Going through the material below, please gather all lines with the word "this" in them.

- [Data to use]
** BEGIN **
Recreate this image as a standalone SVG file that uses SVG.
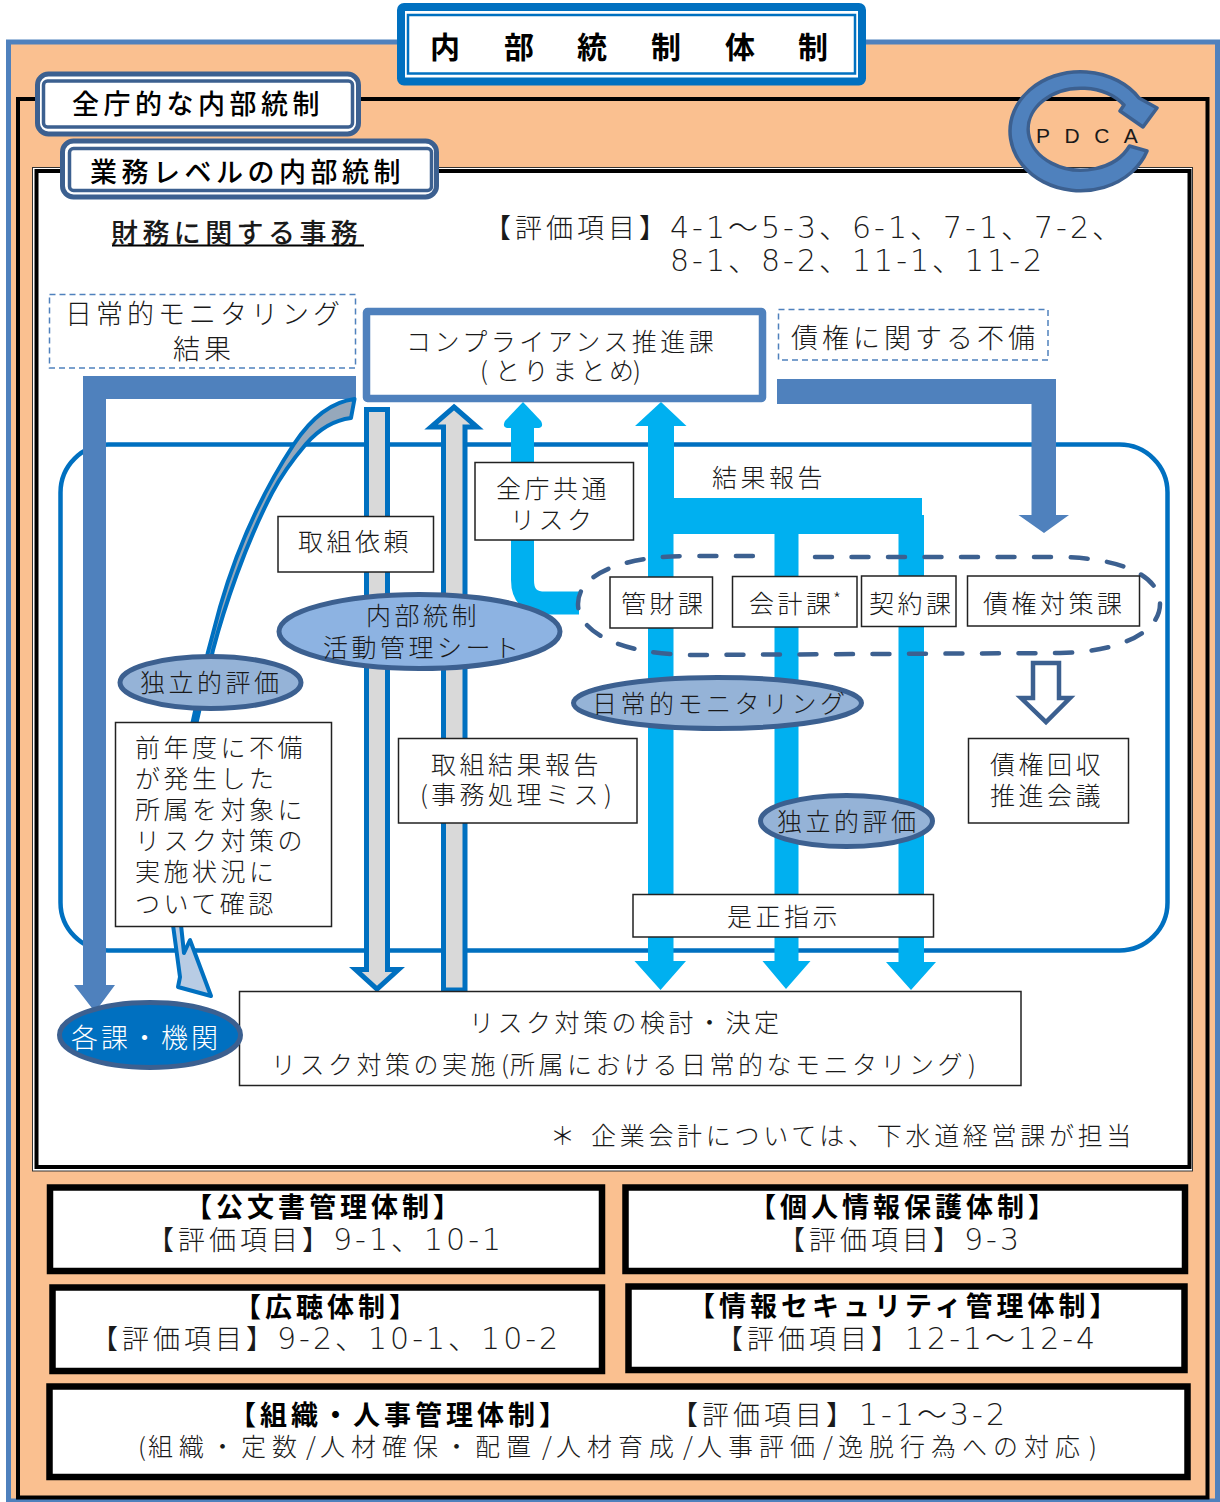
<svg xmlns="http://www.w3.org/2000/svg" width="1220" height="1502" viewBox="0 0 1220 1502">
<style>
text{font-family:"Noto Sans CJK JP","Noto Sans",sans-serif;font-size:25px;letter-spacing:3.5px;fill:#1a1a1a;font-weight:300}
.h{font-size:27px;letter-spacing:4px}
.b{font-size:27px;letter-spacing:4px;font-weight:700;fill:#000}
.m{font-size:27px;letter-spacing:4.500px;font-weight:500;fill:#000}
.n{font-family:"DejaVu Sans ExtraLight","DejaVu Sans","Noto Sans CJK JP",sans-serif;font-size:30px;letter-spacing:3px;font-weight:200}
.box{fill:#fff;stroke:#222;stroke-width:1.5}
.dash{fill:#fff;stroke:#4f81bd;stroke-width:1.5;stroke-dasharray:6 4}
.oval{fill:#95b3d7;stroke:#3c6090;stroke-width:5}
.thick{fill:#fff;stroke:#000;stroke-width:6.5}
.steel{fill:#4f81bd}
.sky{fill:#00b0f0}
.grey{fill:#d9d9d9;stroke:#0070c0;stroke-width:5}
</style>
<g id="background">
<rect x="8.500" y="42" width="1209" height="1459" fill="#fac090" stroke="#4f81bd" stroke-width="5"/>
<rect x="18" y="99" width="1189.500" height="1398.500" fill="none" stroke="#000" stroke-width="4"/>
<rect x="32.500" y="167.500" width="1160" height="1003.500" fill="#fff" stroke="#333" stroke-width="1"/>
<rect x="36.500" y="171" width="1153" height="996" fill="#fff" stroke="#000" stroke-width="4"/>
</g>
<g id="title">
<rect x="401" y="7" width="461" height="74.500" rx="3" fill="#fff" stroke="#0070c0" stroke-width="8"/>
<rect x="408" y="15" width="447" height="58.500" fill="#fff" stroke="#0070c0" stroke-width="2.500"/>
<text class="b" x="430" y="58" style="font-size:30px;letter-spacing:0">内</text>
<text class="b" x="504" y="58" style="font-size:30px;letter-spacing:0">部</text>
<text class="b" x="577" y="58" style="font-size:30px;letter-spacing:0">統</text>
<text class="b" x="651" y="58" style="font-size:30px;letter-spacing:0">制</text>
<text class="b" x="725" y="58" style="font-size:30px;letter-spacing:0">体</text>
<text class="b" x="798" y="58" style="font-size:30px;letter-spacing:0">制</text>
</g>
<g id="label-zencho">
<rect x="37.500" y="74" width="321" height="60" rx="11" fill="#fff" stroke="#3c6090" stroke-width="5"/>
<rect x="43.500" y="81" width="309" height="46" rx="4" fill="#fff" stroke="#3c6090" stroke-width="3.500"/>
<text class="m" x="72" y="114">全庁的な内部統制</text>
</g>
<g id="label-gyomu">
<rect x="62.500" y="141" width="374" height="56" rx="11" fill="#fff" stroke="#3c6090" stroke-width="5"/>
<rect x="69.500" y="148.500" width="362" height="42" rx="4" fill="#fff" stroke="#3c6090" stroke-width="3.500"/>
<text class="m" x="90" y="182">業務レベルの内部統制</text>
</g>
<g id="pdca">
<path d="M1147,151 A70.500 59.500 0 1 1 1139,98 L1157,108 L1143,127 L1120,111 L1124,105 A53 41 0 1 0 1129.500,146 Z" fill="#4f81bd" stroke="#3c6090" stroke-width="3.500" stroke-linejoin="round"/>
<text x="1036" y="143" style="font-family:'Liberation Sans',sans-serif;font-size:21px;letter-spacing:14.500px;font-weight:400">PDCA</text>
</g>
<g id="heading">
<text class="h" x="111" y="243" style="font-weight:500;letter-spacing:4.400px">財務に関する事務</text>
<line x1="112" y1="245.500" x2="364" y2="245.500" stroke="#000" stroke-width="2.200"/>
<text class="h" y="238"><tspan x="484">【評価項目】</tspan><tspan class="n" x="670">4-1～5-3、6-1、7-1、7-2、</tspan></text>
<text class="n" x="670" y="271">8-1、8-2、11-1、11-2</text>
</g>
<g id="region">
<rect x="60.500" y="444.500" width="1107" height="506" rx="48" fill="none" stroke="#0070c0" stroke-width="4.500"/>
</g>
<g id="connectors">
<path class="steel" d="M356,376 H83 V985 H74 L95,1012 L115,985 H106 V399 H356 Z"/>
<path class="steel" d="M777,379 H1056 V515 H1069 L1044,533 L1018.500,515 H1031.500 V404 H777 Z"/>
<path class="grey" d="M366.500,409.500 H387.500 V969.500 H398.500 L377,989 L355.500,969.500 H366.500 Z"/>
<path class="grey" d="M454,407 L477,427 H465 V990 H443.500 V427 H431 Z"/>
<path d="M354.500,399 C330,402 310,420 294,444 C265,488 238,545 220,607 L208,652 L192,725 L196,725 L213,650 C224,608 245,545 272,493 C283,472 295,457 306,444 C320,428 335,420 351,418 Z" fill="#96a8bb" stroke="#0070c0" stroke-width="4" stroke-linejoin="round"/>
<path d="M173,925 L180,977 L178,987 L211,996 L190,940 L184,953 L181,925 Z" fill="#b8cce4" stroke="#0070c0" stroke-width="4" stroke-linejoin="round"/>
<path d="M579,603 H545 Q522.500,603 522.500,580 V420" fill="none" stroke="#00b0f0" stroke-width="23"/>
<path class="sky" d="M523,402 L541,421 Q544,427 539,428 H507 Q502,427 505,421 Z"/>
<path class="sky" d="M661,402 L686.500,426 H674 V498 H922 V515 H924 V962 H936 L911,990 L886,962 H898.500 V534 H798.500 V961 H810.500 L786,989 L762.500,961 H774.500 V534 H673.500 V961 H686 L660.500,990 L634.500,961 H648 V426 H635 Z"/>
<g id="debt-arrow"><path d="M1033,663 H1059 V698 H1070 L1046,722 L1021,698 H1033 Z" fill="#fff" stroke="#3c6090" stroke-width="4.500"/></g>
</g>
<g id="group-depts">
<path d="M815,557 L1060,557 C1120,558 1160,575 1160,604 C1160,632 1120,652 1060,653 L690,655 C620,654 578,632 578,604 C578,575 620,556 690,556 L762,556" fill="none" stroke="#3c6090" stroke-width="4.500" stroke-dasharray="17 19.500" stroke-linecap="round"/>
</g>
<g id="daily-result"><rect class="dash" x="49.500" y="294.500" width="306" height="73.500"/>
<text class="h" x="65" y="324">日常的モニタリング</text><text class="h" x="173" y="359">結果</text></g>
<g id="compliance"><rect x="366.500" y="311.500" width="396" height="87" rx="1" fill="#fff" stroke="#4f81bd" stroke-width="7.500"/>
<text x="406" y="351">コンプライアンス推進課</text><text y="380"><tspan x="480">(</tspan><tspan x="495">とりまとめ</tspan><tspan x="633">)</tspan></text></g>
<g id="debt-defect"><rect class="dash" x="778.500" y="309.500" width="269.500" height="50.500"/>
<text class="h" x="791" y="348">債権に関する不備</text></g>
<g id="request"><rect class="box" x="278" y="516.500" width="155.500" height="55.500"/><text x="298" y="551">取組依頼</text></g>
<g id="common-risk"><rect class="box" x="475" y="462.500" width="158.500" height="77.500"/><text x="496" y="498">全庁共通</text><text x="510" y="529">リスク</text></g>
<g id="result-label"><text x="712" y="487">結果報告</text></g>
<g id="kanzai"><rect class="box" x="610" y="577" width="102.500" height="51"/><text x="621" y="613">管財課</text></g>
<g id="kaikei"><rect class="box" x="732.500" y="576.500" width="124.500" height="50.500"/><text x="749" y="613">会計課</text><text x="833" y="606" style="font-size:18px;letter-spacing:0">*</text></g>
<g id="keiyaku"><rect class="box" x="861.500" y="576" width="94.500" height="50.500"/><text x="869" y="613">契約課</text></g>
<g id="saiken-taisaku"><rect class="box" x="967.500" y="576" width="172" height="50"/><text x="983" y="613">債権対策課</text></g>
<g id="sheet"><ellipse cx="419.500" cy="631.500" rx="140.500" ry="37" class="oval" style="fill:#8db3e2"/><text x="366" y="625">内部統制</text><text x="323" y="657">活動管理シート</text></g>
<g id="independent-1"><ellipse cx="210.500" cy="682.500" rx="90.500" ry="26" class="oval"/><text x="140" y="692">独立的評価</text></g>
<g id="daily-monitoring"><ellipse cx="717.500" cy="703" rx="144" ry="25.500" class="oval"/><text x="592" y="713">日常的モニタリング</text></g>
<g id="independent-2"><ellipse cx="846.500" cy="821" rx="86" ry="25.500" class="oval"/><text x="777" y="831">独立的評価</text></g>
<g id="prior-year"><rect class="box" x="115.500" y="722.500" width="216" height="204"/>
<text x="135" y="757">前年度に不備</text><text x="135" y="788">が発生した</text><text x="135" y="819">所属を対象に</text><text x="135" y="850">リスク対策の</text><text x="135" y="881">実施状況に</text><text x="135" y="913">ついて確認</text></g>
<g id="report"><rect class="box" x="398.500" y="738.500" width="238.500" height="84.500"/><text x="431" y="774">取組結果報告</text><text y="804"><tspan x="420">(</tspan><tspan x="431">事務処理ミス</tspan><tspan x="604">)</tspan></text></g>
<g id="recovery"><rect class="box" x="968.500" y="738.500" width="160" height="84.500"/><text x="990" y="774">債権回収</text><text x="990" y="805">推進会議</text></g>
<g id="correction"><rect class="box" x="633" y="894.500" width="300.500" height="42.500"/><text x="727" y="926">是正指示</text></g>
<g id="measures"><rect class="box" x="239.500" y="991.500" width="781.500" height="94"/><text x="469" y="1032">リスク対策の検討・決定</text><text y="1074"><tspan x="271">リスク対策の実施</tspan><tspan x="501">(</tspan><tspan x="510">所属における日常的なモニタリング</tspan><tspan x="968">)</tspan></text></g>
<g id="departments"><ellipse cx="150" cy="1035" rx="90.500" ry="32.500" fill="#0070c0" stroke="#3c6090" stroke-width="5"/><text x="71" y="1048" style="font-size:27px;letter-spacing:3px;fill:#fff">各課・機関</text></g>
<g id="footnote"><text x="550" y="1145">＊</text><text x="591" y="1145" style="letter-spacing:3.700px">企業会計については、下水道経営課が担当</text></g>
<g id="koubunsho"><rect class="thick" x="50" y="1187.500" width="552" height="83.500"/><text class="b" x="185" y="1217">【公文書管理体制】</text><text class="h" y="1250"><tspan x="147">【評価項目】</tspan><tspan class="n" x="333">9-1、10-1</tspan></text></g>
<g id="kojin"><rect class="thick" x="625.500" y="1187.500" width="559.500" height="83.500"/><text class="b" x="749" y="1217">【個人情報保護体制】</text><text class="h" y="1250"><tspan x="778">【評価項目】</tspan><tspan class="n" x="964">9-3</tspan></text></g>
<g id="kouchou"><rect class="thick" x="52.500" y="1287.500" width="549.500" height="83.500"/><text class="b" x="234" y="1317">【広聴体制】</text><text class="h" y="1349"><tspan x="91">【評価項目】</tspan><tspan class="n" x="277">9-2、10-1、10-2</tspan></text></g>
<g id="joho"><rect class="thick" x="628.500" y="1286.500" width="556" height="83.500"/><text class="b" x="688" y="1316">【情報セキュリティ管理体制】</text><text class="h" y="1349"><tspan x="716">【評価項目】</tspan><tspan class="n" x="905">12-1～12-4</tspan></text></g>
<g id="soshiki"><rect class="thick" x="49.500" y="1386.500" width="1138" height="90.500"/><text class="b" x="229" y="1425">【組織・人事管理体制】</text><text class="h" y="1425"><tspan x="671">【評価項目】</tspan><tspan class="n" x="859">1-1～3-2</tspan></text>
<text y="1456" style="letter-spacing:6px"><tspan x="138">(</tspan><tspan x="148">組織・定数</tspan><tspan x="306">/</tspan><tspan x="320">人材確保・配置</tspan><tspan x="542">/</tspan><tspan x="556">人材育成</tspan><tspan x="683">/</tspan><tspan x="697">人事評価</tspan><tspan x="823">/</tspan><tspan x="838">逸脱行為への対応</tspan><tspan x="1089">)</tspan></text></g>
</svg>
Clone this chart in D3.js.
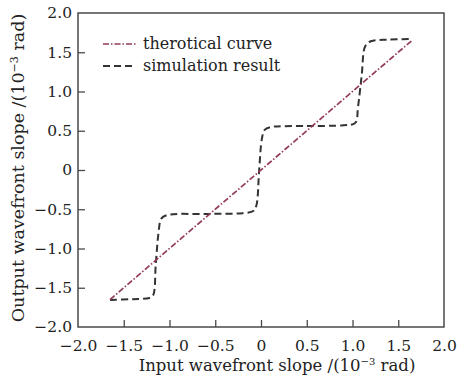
** END **
- [Task solution]
Recreate this image as a standalone SVG file that uses SVG.
Clone this chart in D3.js.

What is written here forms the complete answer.